Jesus, contudo, em diversas passagens anuncia que a disposição de perdoar os outros deve partir do sujeito ofendido (MT. 6:12-14; 18:21s; Lc 11:4). Ocorre nessa perspectiva uma mudança fundamental na compreensão do ato de perdoar: deixa de ser algo a ser dado por merecimento e torna-se uma expressão de misericórdia. A misericórdia é justamente o contrário do merecimento: é dar sem merecer.
A misericórdia leva em conta os atos praticados e a condição do pecador. Contudo, esses elementos não estão em primeiro plano. O que move a misericórdia é anseio de ver o indivíduo que está afastado novamente presente na comunidade. Além disso, a misericórdia é uma atitude exercida por Deus, e serve como medida para a ação humana (Lc. 6:36).
Cabe acrescentar ainda a misericórdia como sendo o extremo oposta da ira. A ira é movida pela idéia de “justiça retributiva” e reclama pela condenação dos culpados. Por sua vez, a misericórdia se caracteriza pela disposição de empregar todos os meios, tempo e forças para salvar. Por isso, um elemento essencial da misericórdia é a aceitação do outro, o exercício do amor incondicional.
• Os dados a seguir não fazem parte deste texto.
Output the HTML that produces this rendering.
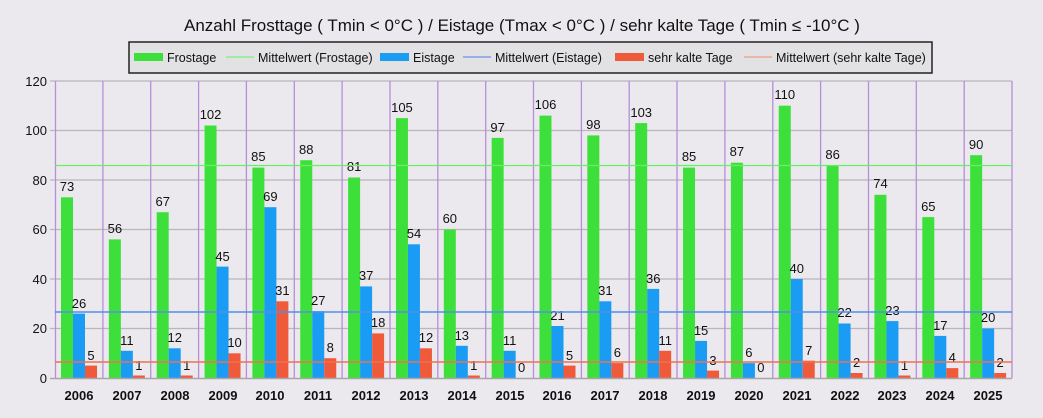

A atitude misericordiosa gera na pessoa alvo do perdão uma atitude de gratidão. Enquanto que na ótica meritória o indivíduo pode exigir o perdão após ter atendido todas as prescrições, aquele que é alvo de misericórdia nada pode a não ser aceitar ou rejeitar a oferta. Aceitando o perdão, assume que é menor frente aquele que o perdoou, o que marca assim a humilhação e prestação de honras.
E aquele que perdoou não se considera de maneira alguma superior ao seu ofensor, pois, ao aceitá-lo, abre mão do direito de “cobrar a dívida” e eleva o outro a condição de igualdade.